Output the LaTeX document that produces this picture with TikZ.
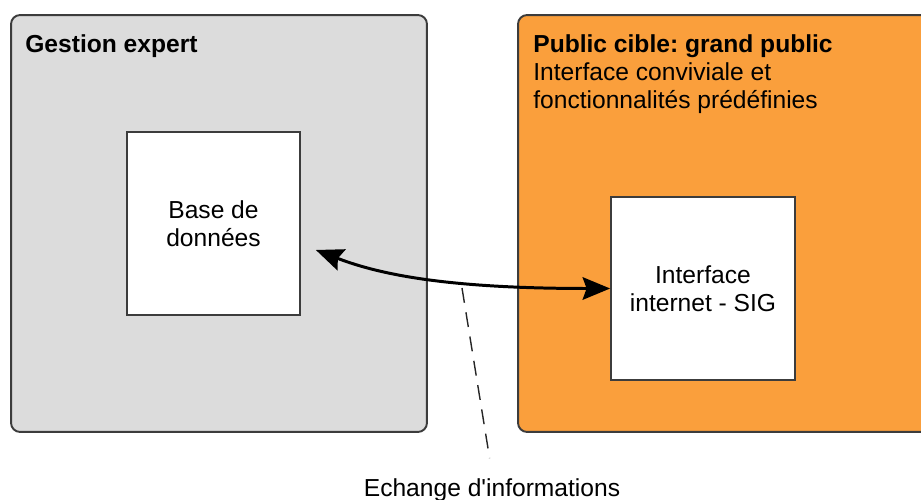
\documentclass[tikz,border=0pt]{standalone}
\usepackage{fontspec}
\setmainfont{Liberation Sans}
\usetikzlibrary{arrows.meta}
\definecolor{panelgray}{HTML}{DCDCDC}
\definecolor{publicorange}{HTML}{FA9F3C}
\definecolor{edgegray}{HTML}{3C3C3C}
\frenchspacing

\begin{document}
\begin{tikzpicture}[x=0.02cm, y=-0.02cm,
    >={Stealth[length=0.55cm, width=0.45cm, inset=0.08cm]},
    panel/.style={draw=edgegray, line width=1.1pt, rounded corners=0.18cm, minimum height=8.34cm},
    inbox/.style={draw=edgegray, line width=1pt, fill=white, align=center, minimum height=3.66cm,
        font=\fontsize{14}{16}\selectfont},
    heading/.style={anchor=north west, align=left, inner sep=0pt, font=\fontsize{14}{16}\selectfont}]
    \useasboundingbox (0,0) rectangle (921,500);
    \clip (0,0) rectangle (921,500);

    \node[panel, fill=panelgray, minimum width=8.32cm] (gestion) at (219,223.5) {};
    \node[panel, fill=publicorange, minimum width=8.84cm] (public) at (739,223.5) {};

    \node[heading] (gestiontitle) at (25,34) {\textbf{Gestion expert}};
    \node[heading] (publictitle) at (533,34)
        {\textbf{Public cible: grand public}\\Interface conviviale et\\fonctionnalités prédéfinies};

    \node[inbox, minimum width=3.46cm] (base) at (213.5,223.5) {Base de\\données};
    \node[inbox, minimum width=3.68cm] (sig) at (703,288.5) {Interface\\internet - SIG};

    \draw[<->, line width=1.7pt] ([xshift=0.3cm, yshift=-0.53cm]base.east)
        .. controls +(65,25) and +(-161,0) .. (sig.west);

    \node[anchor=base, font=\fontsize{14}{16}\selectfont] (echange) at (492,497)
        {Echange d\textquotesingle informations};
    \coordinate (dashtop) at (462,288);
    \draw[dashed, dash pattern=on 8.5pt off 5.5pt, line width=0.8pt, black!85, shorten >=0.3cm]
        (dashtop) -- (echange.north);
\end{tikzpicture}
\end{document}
◇ ◇ ◇ ◇
WORK REQUIRED: Using the material above, return every line exactly as it appears, minus the pictures.

ANSWER TO THE EXERCISE:
Output the LaTeX document that produces this picture with TikZ.
\documentclass[tikz,border=0pt]{standalone}
\usepackage{fontspec}
\setmainfont{Liberation Sans}
\usetikzlibrary{arrows.meta}
\definecolor{panelgray}{HTML}{DCDCDC}
\definecolor{publicorange}{HTML}{FA9F3C}
\definecolor{edgegray}{HTML}{3C3C3C}
\frenchspacing

\begin{document}
\begin{tikzpicture}[x=0.02cm, y=-0.02cm,
    >={Stealth[length=0.55cm, width=0.45cm, inset=0.08cm]},
    panel/.style={draw=edgegray, line width=1.1pt, rounded corners=0.18cm, minimum height=8.34cm},
    inbox/.style={draw=edgegray, line width=1pt, fill=white, align=center, minimum height=3.66cm,
        font=\fontsize{14}{16}\selectfont},
    heading/.style={anchor=north west, align=left, inner sep=0pt, font=\fontsize{14}{16}\selectfont}]
    \useasboundingbox (0,0) rectangle (921,500);
    \clip (0,0) rectangle (921,500);

    \node[panel, fill=panelgray, minimum width=8.32cm] (gestion) at (219,223.5) {};
    \node[panel, fill=publicorange, minimum width=8.84cm] (public) at (739,223.5) {};

    \node[heading] (gestiontitle) at (25,34) {\textbf{Gestion expert}};
    \node[heading] (publictitle) at (533,34)
        {\textbf{Public cible: grand public}\\Interface conviviale et\\fonctionnalités prédéfinies};

    \node[inbox, minimum width=3.46cm] (base) at (213.5,223.5) {Base de\\données};
    \node[inbox, minimum width=3.68cm] (sig) at (703,288.5) {Interface\\internet - SIG};

    \draw[<->, line width=1.7pt] ([xshift=0.3cm, yshift=-0.53cm]base.east)
        .. controls +(65,25) and +(-161,0) .. (sig.west);

    \node[anchor=base, font=\fontsize{14}{16}\selectfont] (echange) at (492,497)
        {Echange d\textquotesingle informations};
    \coordinate (dashtop) at (462,288);
    \draw[dashed, dash pattern=on 8.5pt off 5.5pt, line width=0.8pt, black!85, shorten >=0.3cm]
        (dashtop) -- (echange.north);
\end{tikzpicture}
\end{document}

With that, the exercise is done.